Gary Shteyngart is not a food writer. He’s a novelist, and – with Tuesday’s release of Little Failure – a memoirist. But even if there aren’t baguettes and vodka bottles in every scene he stages, food is central to his work: As he told the New York Times in 2011, “I wander (New York City’s) streets — my mind attuned to the idea, ‘Must feed … must feed … must feed’ — but the wandering is really an excuse to look at the city and to reacquaint myself, consider how things are changing.”
During the outing recounted for the Times, Shteyngart polished off a Northern Chinese lamb burger; liang pi cold skin noodles; porchetta; trippa alla Romana and a vodka tonic.
Today, Shteyngart’s in Charleston for the very first time: His only prior experience with South Carolina was a roadtrip to Dallas which wound through Gaffney. So what does a writer who cares deeply about food eat in a city which does the same?
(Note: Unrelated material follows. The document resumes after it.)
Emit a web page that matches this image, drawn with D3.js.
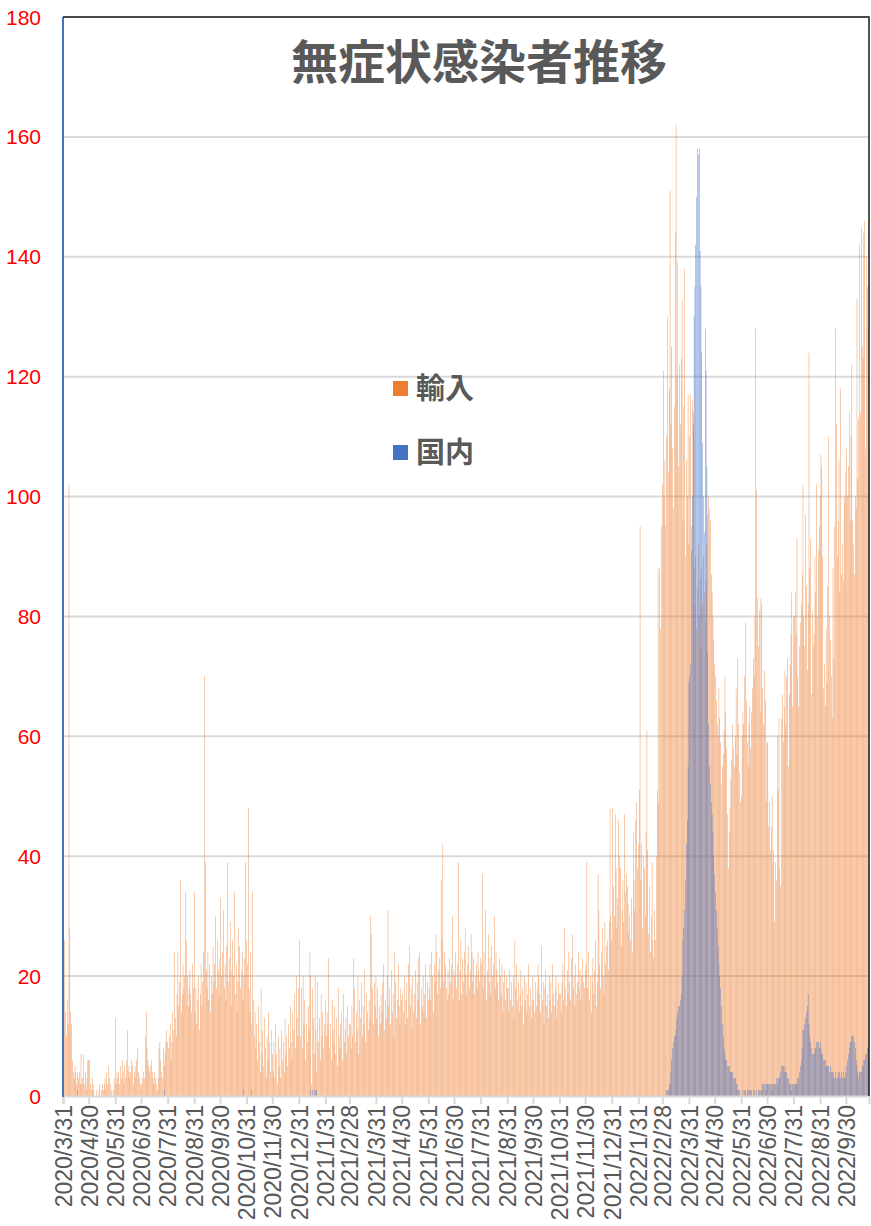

Shteyngart wasn’t sure when I asked him: His handlers made his meal arrangements, which turned out to include a boxed lunch from Husk. Dinner, though, was still undecided as of this afternoon: The leading contenders from the fairly long list of restaurants where his friends made reservations were The Macintosh and Two Boroughs Larder (which, sadly, doesn’t serve vodka.)